**GIVEN EXERCISE**
Extract each line where the string "this" shows up.

*** DATASET CONTENT ***

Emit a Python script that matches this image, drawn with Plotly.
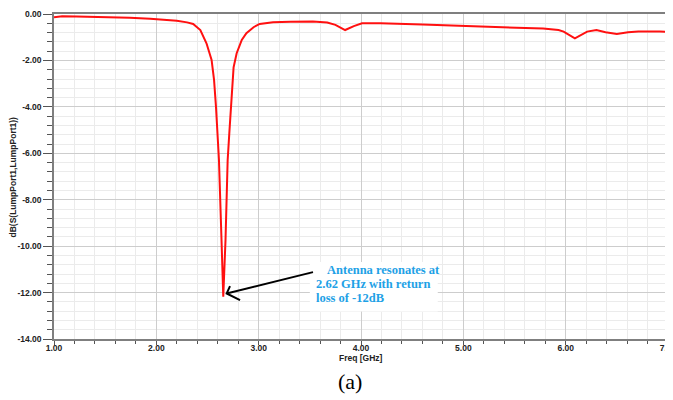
import plotly.graph_objects as go

# Frequency (GHz) and return loss dB(S11)
freq_ghz = [1.00, 1.08, 1.22, 1.61, 1.74, 1.94, 2.07, 2.20, 2.30, 2.36, 2.43, 2.49,
            2.54, 2.564, 2.583, 2.596, 2.612, 2.637, 2.654, 2.676, 2.697, 2.713,
            2.727, 2.742, 2.755, 2.785, 2.835, 2.88, 2.95, 3.01, 3.14, 3.31, 3.53,
            3.67, 3.75, 3.845, 3.93, 4.01, 4.19, 4.60, 5.00, 5.26, 5.52, 5.78,
            5.93, 5.98, 6.09, 6.21, 6.30, 6.39, 6.50, 6.61, 6.71, 6.92, 7.00]
s11_db = [-0.14, -0.10, -0.11, -0.13, -0.16, -0.20, -0.24, -0.29, -0.36, -0.43,
          -0.69, -1.26, -1.98, -2.84, -4.00, -5.14, -6.29, -9.74, -12.18, -9.74,
          -6.29, -5.14, -4.00, -2.84, -2.30, -1.69, -1.12, -0.83, -0.57, -0.43,
          -0.36, -0.33, -0.32, -0.37, -0.47, -0.69, -0.52, -0.40, -0.40, -0.45,
          -0.52, -0.55, -0.59, -0.62, -0.69, -0.76, -1.05, -0.76, -0.69, -0.79,
          -0.86, -0.79, -0.75, -0.75, -0.78]

x_tick_vals = [1, 2, 3, 4, 5, 6, 7]
x_tick_text = ["1.00", "2.00", "3.00", "4.00", "5.00", "6.00", "7.00"]
y_tick_vals = [0, -2, -4, -6, -8, -10, -12, -14]
y_tick_text = ["0.00", "-2.00", "-4.00", "-6.00", "-8.00", "-10.00", "-12.00", "-14.00"]

y_title = "dB(S(LumpPort1,LumpPort1))"
x_title = "Freq [GHz]"
note_lines = ["Antenna resonates at", "2.62 GHz with return", "loss of -12dB"]
caption = "(a)"

# annotation geometry (data units)
arrow_tail = (3.531, -11.12)
arrow_tip = (2.687, -12.04)
arrow_arm1 = (2.72, -11.72)
arrow_arm2 = (2.818, -12.33)
note_x = [3.645, 3.545, 3.545]
note_y = [-11.03, -11.63, -12.23]
note_box = (3.50, -10.68, 4.75, -12.82)

tick_font = dict(family="Liberation Sans, Arial", size=8.5, color="#222222", weight="bold")

fig = go.Figure()
fig.add_trace(go.Scatter(x=freq_ghz, y=s11_db, mode="lines",
                         line=dict(color="#ff1010", width=2), hoverinfo="skip",
                         showlegend=False, cliponaxis=True))

axis_common = dict(showline=True, linecolor="#7f7f7f", linewidth=1.5, mirror=True,
                   ticks="outside", tickcolor="#555555", tickfont=tick_font,
                   showgrid=True, gridcolor="#cdcdcd", gridwidth=1, zeroline=False,
                   automargin=False, ticklabeloverflow="allow")

fig.update_xaxes(range=[1, 7], tickmode="array", tickvals=x_tick_vals, ticktext=x_tick_text,
                 ticklen=4, ticklabelstandoff=-4,
                 minor=dict(dtick=0.2, tick0=1, ticks="outside", ticklen=3,
                            tickcolor="#555555", showgrid=True, gridcolor="#ebebeb"),
                 **axis_common)
fig.update_yaxes(range=[-14, 0], tickmode="array", tickvals=y_tick_vals, ticktext=y_tick_text,
                 ticklen=9, minor=dict(dtick=0.4, tick0=0, ticks="outside", ticklen=5,
                                       tickcolor="#555555", showgrid=True, gridcolor="#ebebeb"),
                 **axis_common)

# white box behind the note
fig.add_shape(type="rect", x0=note_box[0], y0=note_box[1], x1=note_box[2], y1=note_box[3],
              xref="x", yref="y", fillcolor="#ffffff", line=dict(width=0), layer="above")

fig.add_shape(type="path",
              path=(f"M {arrow_tail[0]},{arrow_tail[1]} L {arrow_tip[0]},{arrow_tip[1]} "
                    f"M {arrow_arm1[0]},{arrow_arm1[1]} L {arrow_tip[0]},{arrow_tip[1]} "
                    f"L {arrow_arm2[0]},{arrow_arm2[1]}"),
              xref="x", yref="y", line=dict(color="#000000", width=2))

for tx, ty, line in zip(note_x, note_y, note_lines):
    fig.add_annotation(x=tx, y=ty, xref="x", yref="y", text=line,
                       showarrow=False, xanchor="left", yanchor="middle", align="left",
                       font=dict(family="Liberation Serif, Times New Roman", size=12.5,
                                 color="#1ea1e6", weight="bold"))

fig.add_annotation(x=-0.0668, y=0.5, xref="paper", yref="paper", text=y_title,
                   textangle=-90, showarrow=False, xanchor="center", yanchor="middle",
                   font=dict(family="Liberation Sans, Arial", size=8.5, color="#222222",
                             weight="bold"))
fig.add_annotation(x=0.5, y=-0.057, xref="paper", yref="paper", text=x_title,
                   showarrow=False, xanchor="center", yanchor="middle",
                   font=dict(family="Liberation Sans, Arial", size=8.5, color="#222222",
                             weight="bold"))
fig.add_annotation(x=0.482, y=-0.132, xref="paper", yref="paper", text=caption,
                   showarrow=False, xanchor="center", yanchor="middle",
                   font=dict(family="Liberation Serif, Times New Roman", size=22,
                             color="#000000"))

# the page body adds an 8px margin, so the figure is sized/offset to compensate
fig.update_layout(width=665, height=392, margin=dict(l=46, r=5, t=6, b=61, autoexpand=False),
                  paper_bgcolor="#ffffff", plot_bgcolor="#ffffff")

fig.write_html("out.html")
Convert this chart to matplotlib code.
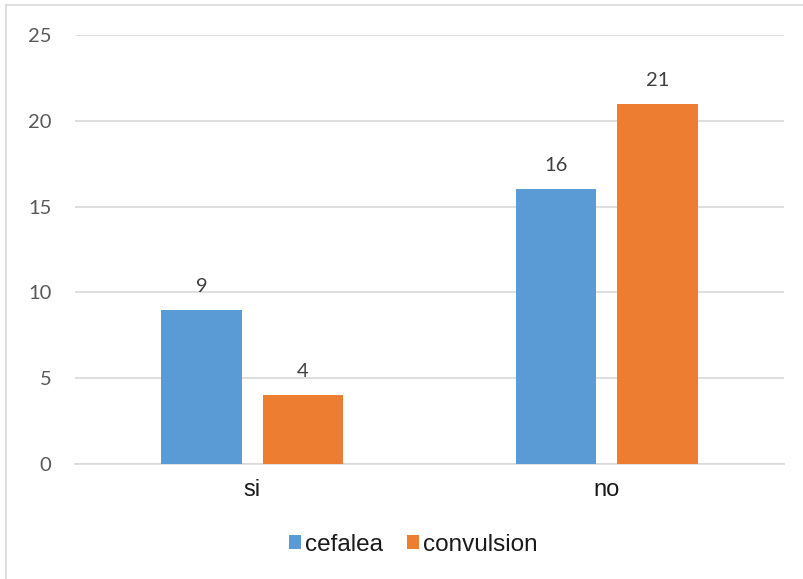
import matplotlib.pyplot as plt
from matplotlib.lines import Line2D
import numpy as np

categories = ["si", "no"]
series_names = ["cefalea", "convulsion"]
cefalea = [9, 16]
convulsion = [4, 21]
yticks = [0, 5, 10, 15, 20, 25]

colors = ["#5b9bd5", "#ed7d31"]
W, H = 804, 579
fig = plt.figure(figsize=(W / 100, H / 100), dpi=100)
ax = fig.add_axes([75 / W, 1 - 464 / H, (784 - 75) / W, (464 - 35) / H])

x = np.arange(len(categories))
bw = 0.226
off = 0.143
for vals, c, sgn, name in zip([cefalea, convulsion], colors, [-1, 1], series_names):
    bars = ax.bar(x + sgn * off, vals, width=bw, color=c, label=name, zorder=3)
    for b, v in zip(bars, vals):
        ax.annotate(str(v), (b.get_x() + b.get_width() / 2, v), xytext=(0, 13),
                    textcoords="offset points", ha="center", va="baseline",
                    fontsize=14.5, color="#404040", family="Lato")

ax.set_xlim(-0.5, 1.5)
ax.set_ylim(0, 25)
ax.set_yticks(yticks)
ax.set_yticklabels([str(t) for t in yticks], family="Lato", fontsize=14.5, color="#595959")
ax.set_xticks(x)
ax.set_xticklabels(categories, family="Liberation Sans", fontsize=17, color="#1a1a1a")
ax.tick_params(axis="y", length=0, pad=17)
ax.tick_params(axis="x", length=0, pad=11)
ax.grid(axis="y", color="#d9d9d9", linewidth=1.2, zorder=0)
for s in ["top", "right", "left"]:
    ax.spines[s].set_visible(False)
ax.spines["bottom"].set_color("#d9d9d9")
ax.spines["bottom"].set_linewidth(1.2)

leg = fig.legend(loc="center", bbox_to_anchor=(413 / W, 1 - 545 / H), ncol=2,
                 frameon=False, handlelength=0.5, handleheight=0.5, handletextpad=0.15,
                 columnspacing=1.0, prop={"family": "Liberation Sans", "size": 17.5})
for t in leg.get_texts():
    t.set_color("#1a1a1a")

# chart-area border (left and top edges)
fig.add_artist(Line2D([6 / W, 6 / W], [0, 1 - 5 / H], color="#d9d9d9", lw=1.2,
                      transform=fig.transFigure))
fig.add_artist(Line2D([6 / W, 1], [1 - 5 / H, 1 - 5 / H], color="#d9d9d9", lw=1.2,
                      transform=fig.transFigure))

fig.savefig("out.png", dpi=100)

***

**COMPLETE ANSWER**
Emit a Python script that matches this image, drawn with Plotly.
Convert this chart to matplotlib code.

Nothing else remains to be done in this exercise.